At Oxford, he is immediately confronted with the effects that religious differences in England have had there. Though the Queen sought to consolidate Protestantism there through the appointment of Robert Dudley, Lord Leicester, as chancellor, previous Marian appointments meant that there was still Catholic presence there, and concerns about treason and espionage were not entirely unjustified. Bruno, as an excommunicate, would be unsympathetic to the papist cause, yet because he was a former monk and an Italian, many English Protestants would be suspicious of him.
Bruno has not been in Oxford long when his preparations for the disputation are interrupted by horrific screams, screams that turn out to be from the sub-rector, whose throat is being torn out by an Irish wolfhound. But how did the dog get into an enclosed, locked garden? Bruno is suspicious that this is not an accident. When he finds in the man's room a journal dated using the Gregorian calendar, and in that journal a cipher in invisible writing with the phrase "ora pro nobis", he is sure that something is amiss. A second murder follows hard on the first, and Bruno is plunged into religious and political intrigue.

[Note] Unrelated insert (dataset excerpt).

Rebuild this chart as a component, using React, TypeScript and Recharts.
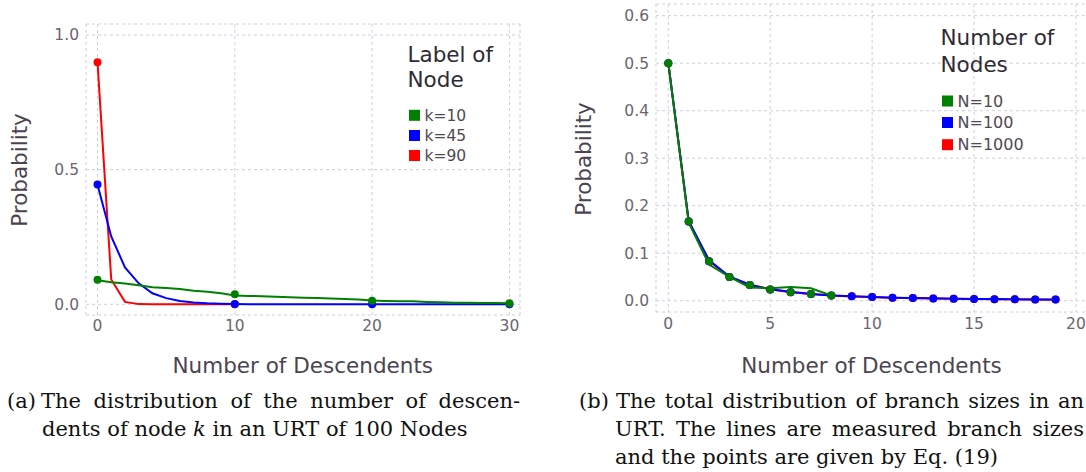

I will say that I am not ordinarily a fan of books that use well-known historical (or, for that matter, literary) characters as detectives. And, frankly, the part of this book relating to the actual working out of the mystery was the least satisfying. (Honestly, there really aren't a whole lot of murderers who engage in the sort of intricate "message-sending" sort of murders that occur here.) I was much more interested in the playing out of the religious and political tensions between Protestant and Catholic, English and continental European, and how that affected life in Oxford, both for town and gown.
That said, it's quite a well-written book and I'd recommend it to anyone who enjoys mysteries set in Elizabethan times. Me, I've plucked John Bossy's Giordano Bruno and the Embassy Affair off the shelf on which it has been languishing and will let you know whether Bruno really was a spy!